それは、買い手が集合しているところに自社の売却情報をながすことだ。
具体的には、
- 各管轄の商工会議所の事業継承センター
- ビズリーチ・サクシード
- 事業継承センター
- M&Aナビ
- M&Aキャピタルパートナーズ
- みどり財産コンサルタンツ
これら無料で登録できるところに全て登録しておくことだ。
特に、ビズリーチ・サクシードは日本でも有数に活発にM&Aが行われているプラットフォームだ。
実際に私もここに一番最初に登録した。
現在の会社売買の多くはネット上から始まっている。
たしかに各サイトに登録する手間はあるが、これをしないということは、多くの買い手を逃しているといっても過言ではない。
会社売却の注意点

デューデリジェンスとロックアップには細心の注意を払うべき。
なぜなら、会社売却時にデュ―デリジェンスで、会社売却後にロックアップに苦しむことが多くなるのではないかと思われるから。
ここからは、会社売却の注意事項となる、“デュ―デリジェンス”と“ロックアップ”について解説する。
会社売却前の注意点:デュ―デリジェンスとは?
デュ―デリジェンスとは買い手が行う、買収先の資産算定の作業。
M&Aにおいて実は価格交渉よりも、このデュ―デリジェンスが一番の天王山になる。
これがスムーズにいくかどうかで、結果売却価格に影響するから。
特にこのデュ―デリジェンスの注意点としては、求められた資料を速やかに手渡すこと。
これを渋る会社もあるというが、実際売却するにはいずれ手渡さなければいけない資料ばかりだ。
また、NDA(秘密保持契約)をあらかじめ結んでから、手渡すので情報が外に漏れることはない。
これに協力しないと、買い手から何か隠したいことがあるのではないかと余計な疑いをかけられ、最悪、基本合意まで行っていても、破談になる可能性もある。
だから、売却前はスムーズにデュ―デリジェンスに協力しよう。
会社売却後の注意点:ロックアップについて
ロックアップとは、売却後も一定期間拘束されること。
買い手からすると、前オーナーが急にいなくなるのは不安。
だから、あらかじめ多くのM&Aでは最終合意書にこのロックアップの事項が盛り込まれる。
しかし、過度なロックアップには注意だ。
特に、売却後も多くの仕事を任されそうなうえに、無報酬もしくは低報酬の場合。
せっかく、売却して、売却益を手に入れ自由になったと思ったらこれで痛い目に合う人も多いのでは?

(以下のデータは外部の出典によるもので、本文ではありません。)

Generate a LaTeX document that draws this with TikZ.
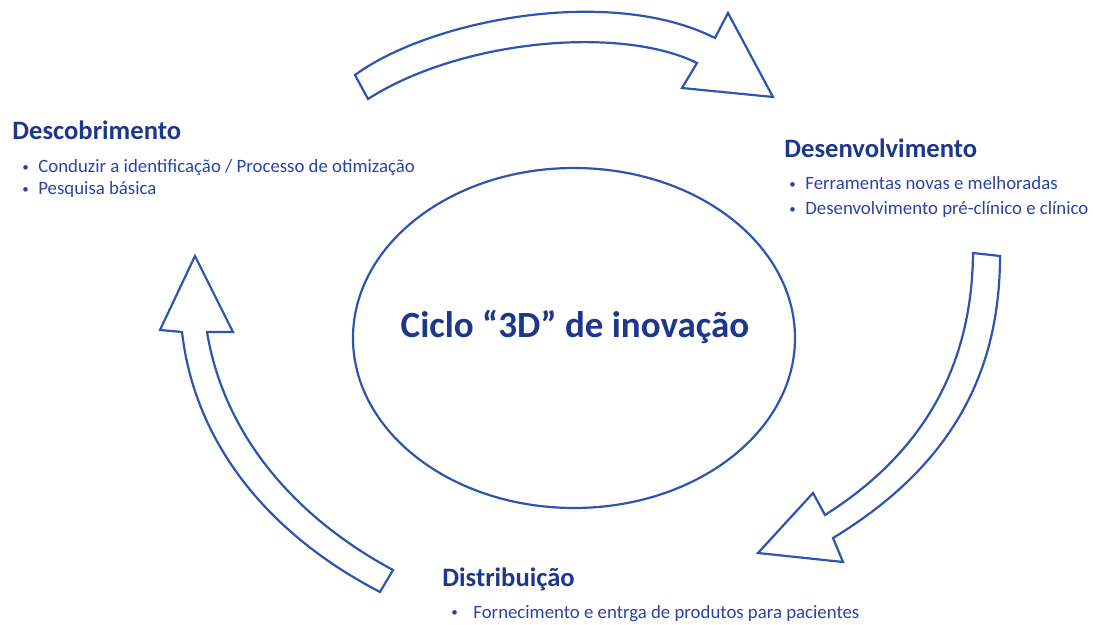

買い手から、ロックアップを断りたくなるような状況を作る方法をお伝えしよう。
一言で言えば“口出し”だ。
ロックアップといえば、拘束だが言い換えれば、そのまま任された業務を継続してもいいともいえる。
そこで、業務上、会社にとっていいことであれば意見という名の“口出し”を行っていいことになる。
もちろん、自己の利益の為でなく、しっかり会社にとっての利益になるための意見でないといけないが。
自分が過度なロックアップだと思ったら、売却後すぐに、短期間で大量の意見という名の“口出し”を行う。
買い手からすると、なんの経営権もない元・オーナーに大量に口出しされるのは、何か煙たい感じがするのだ。
自分がお金を出して買ってオーナーになったのに、まだ口出しするのかという感じ。
しかも、内容が会社にとっていいことだけに、批判・反論もしづらい。
そうなると、買い手から次第に距離をとってくる。
契約上のロックアップ期間であっても、実質フリーになる。
ただし、本当に過度なロックアップの場合の時にしかしてはいけない。
しっかり時間をかけて引継ぎをしなければ、会社が立ち行かなくなる恐れがある場合は、それは必要なロックアップだ。
私がかけられたロックアップ
私の場合、初年度無報酬(翌年以降は報酬月額7万円の予定)でロックアップをかけられた。
私が売却した会社は、私自身が起こしたものだから、買い手としてはそうでなければ心配だったのだろう。
しかし、会社で行う仕事の中で、私でなければできない仕事は皆無にしておいた。
それを買い手は少しづつ気付いてくれたものの、初年度無報酬という契約なので、ある程度働かせて、翌年度以降のロックアップ契約を行わない雰囲気を醸し出してきた。
だから、私は、早いうちに短期間・大量の会社の利益になるような口出しを行った。
買い手からすると、わかっていることをわざわざ大量に言われるのは、腹の虫がおさまらない感じがするのだ。